[Source code of charts]
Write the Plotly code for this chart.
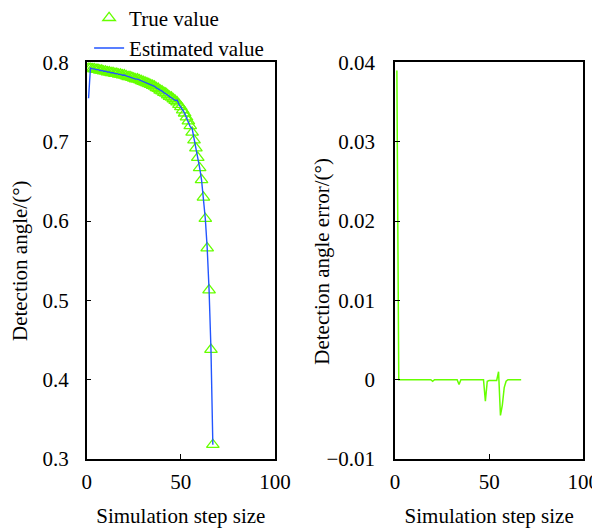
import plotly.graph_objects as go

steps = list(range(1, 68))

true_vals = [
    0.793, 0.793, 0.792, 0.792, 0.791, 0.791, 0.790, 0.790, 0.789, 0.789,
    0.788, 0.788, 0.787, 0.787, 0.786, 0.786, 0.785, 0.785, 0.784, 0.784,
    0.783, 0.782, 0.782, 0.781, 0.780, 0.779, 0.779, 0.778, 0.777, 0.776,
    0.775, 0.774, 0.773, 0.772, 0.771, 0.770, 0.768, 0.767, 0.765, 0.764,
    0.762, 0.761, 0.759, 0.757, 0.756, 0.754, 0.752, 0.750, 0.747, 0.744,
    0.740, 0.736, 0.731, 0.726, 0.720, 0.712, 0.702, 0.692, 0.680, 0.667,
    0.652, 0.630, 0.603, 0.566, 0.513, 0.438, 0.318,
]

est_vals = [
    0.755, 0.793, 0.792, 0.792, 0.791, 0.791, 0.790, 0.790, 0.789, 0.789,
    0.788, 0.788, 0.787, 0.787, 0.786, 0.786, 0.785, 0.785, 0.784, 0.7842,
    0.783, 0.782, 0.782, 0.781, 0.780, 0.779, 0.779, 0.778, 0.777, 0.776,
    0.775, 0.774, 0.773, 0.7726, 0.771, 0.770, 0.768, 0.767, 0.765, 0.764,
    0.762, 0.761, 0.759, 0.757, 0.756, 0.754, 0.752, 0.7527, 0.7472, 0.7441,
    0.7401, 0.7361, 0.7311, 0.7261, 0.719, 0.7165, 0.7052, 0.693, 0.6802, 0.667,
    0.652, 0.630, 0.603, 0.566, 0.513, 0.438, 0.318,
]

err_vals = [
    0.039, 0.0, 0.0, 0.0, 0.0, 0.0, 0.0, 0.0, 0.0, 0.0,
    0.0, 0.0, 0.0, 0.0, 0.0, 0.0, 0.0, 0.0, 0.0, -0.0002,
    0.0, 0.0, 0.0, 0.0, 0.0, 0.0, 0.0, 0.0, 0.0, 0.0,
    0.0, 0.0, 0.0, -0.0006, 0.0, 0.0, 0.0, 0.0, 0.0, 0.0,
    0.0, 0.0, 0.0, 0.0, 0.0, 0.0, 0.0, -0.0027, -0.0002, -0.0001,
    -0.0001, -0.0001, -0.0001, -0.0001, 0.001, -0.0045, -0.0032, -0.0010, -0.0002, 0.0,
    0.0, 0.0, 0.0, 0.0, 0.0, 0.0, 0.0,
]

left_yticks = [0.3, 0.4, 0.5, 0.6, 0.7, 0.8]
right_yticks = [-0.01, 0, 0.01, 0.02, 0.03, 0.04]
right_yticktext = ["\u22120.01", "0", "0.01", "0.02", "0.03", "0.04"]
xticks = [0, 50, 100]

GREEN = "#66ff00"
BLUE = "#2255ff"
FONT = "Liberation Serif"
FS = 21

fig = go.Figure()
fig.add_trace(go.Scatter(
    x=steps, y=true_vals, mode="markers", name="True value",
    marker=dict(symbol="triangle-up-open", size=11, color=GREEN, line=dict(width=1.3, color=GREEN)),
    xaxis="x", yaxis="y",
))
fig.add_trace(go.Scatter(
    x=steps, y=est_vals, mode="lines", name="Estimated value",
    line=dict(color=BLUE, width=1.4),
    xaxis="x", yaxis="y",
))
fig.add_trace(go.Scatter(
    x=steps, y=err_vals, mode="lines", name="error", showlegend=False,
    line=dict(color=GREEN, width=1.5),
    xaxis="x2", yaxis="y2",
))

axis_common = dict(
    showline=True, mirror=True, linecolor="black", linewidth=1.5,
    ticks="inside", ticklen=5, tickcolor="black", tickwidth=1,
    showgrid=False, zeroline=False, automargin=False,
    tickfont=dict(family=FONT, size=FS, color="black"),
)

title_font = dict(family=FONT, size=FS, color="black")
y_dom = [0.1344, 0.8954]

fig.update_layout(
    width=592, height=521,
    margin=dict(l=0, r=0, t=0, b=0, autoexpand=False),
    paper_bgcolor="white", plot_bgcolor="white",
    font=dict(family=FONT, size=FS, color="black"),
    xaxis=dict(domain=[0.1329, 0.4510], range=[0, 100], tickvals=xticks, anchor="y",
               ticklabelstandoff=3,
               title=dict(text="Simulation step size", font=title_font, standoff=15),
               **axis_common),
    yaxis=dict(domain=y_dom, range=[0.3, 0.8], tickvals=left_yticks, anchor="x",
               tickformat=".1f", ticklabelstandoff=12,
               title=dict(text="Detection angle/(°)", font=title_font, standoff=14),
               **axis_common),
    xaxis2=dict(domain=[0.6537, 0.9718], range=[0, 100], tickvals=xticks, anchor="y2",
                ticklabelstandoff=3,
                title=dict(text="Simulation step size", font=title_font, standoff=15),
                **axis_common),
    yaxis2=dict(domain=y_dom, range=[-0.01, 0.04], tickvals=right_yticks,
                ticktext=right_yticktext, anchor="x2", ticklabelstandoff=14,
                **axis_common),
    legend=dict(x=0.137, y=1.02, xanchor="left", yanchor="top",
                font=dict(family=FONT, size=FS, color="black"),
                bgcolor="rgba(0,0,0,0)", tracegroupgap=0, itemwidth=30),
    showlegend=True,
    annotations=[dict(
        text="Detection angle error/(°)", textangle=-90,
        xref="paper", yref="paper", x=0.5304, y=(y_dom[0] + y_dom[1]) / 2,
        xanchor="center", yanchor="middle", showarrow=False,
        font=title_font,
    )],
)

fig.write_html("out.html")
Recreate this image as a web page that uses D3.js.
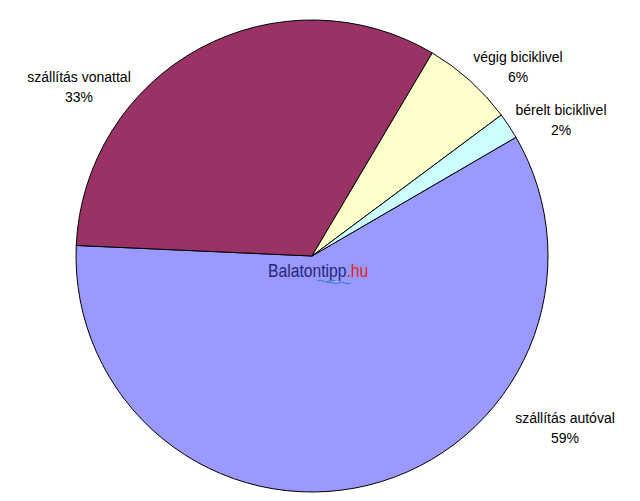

*Problem description*: Look through the listing above. Pick out each line with "this" and copy it.

*Worked solution*:
Write the Plotly code for this chart.
Recreate this image as a web page that uses D3.js.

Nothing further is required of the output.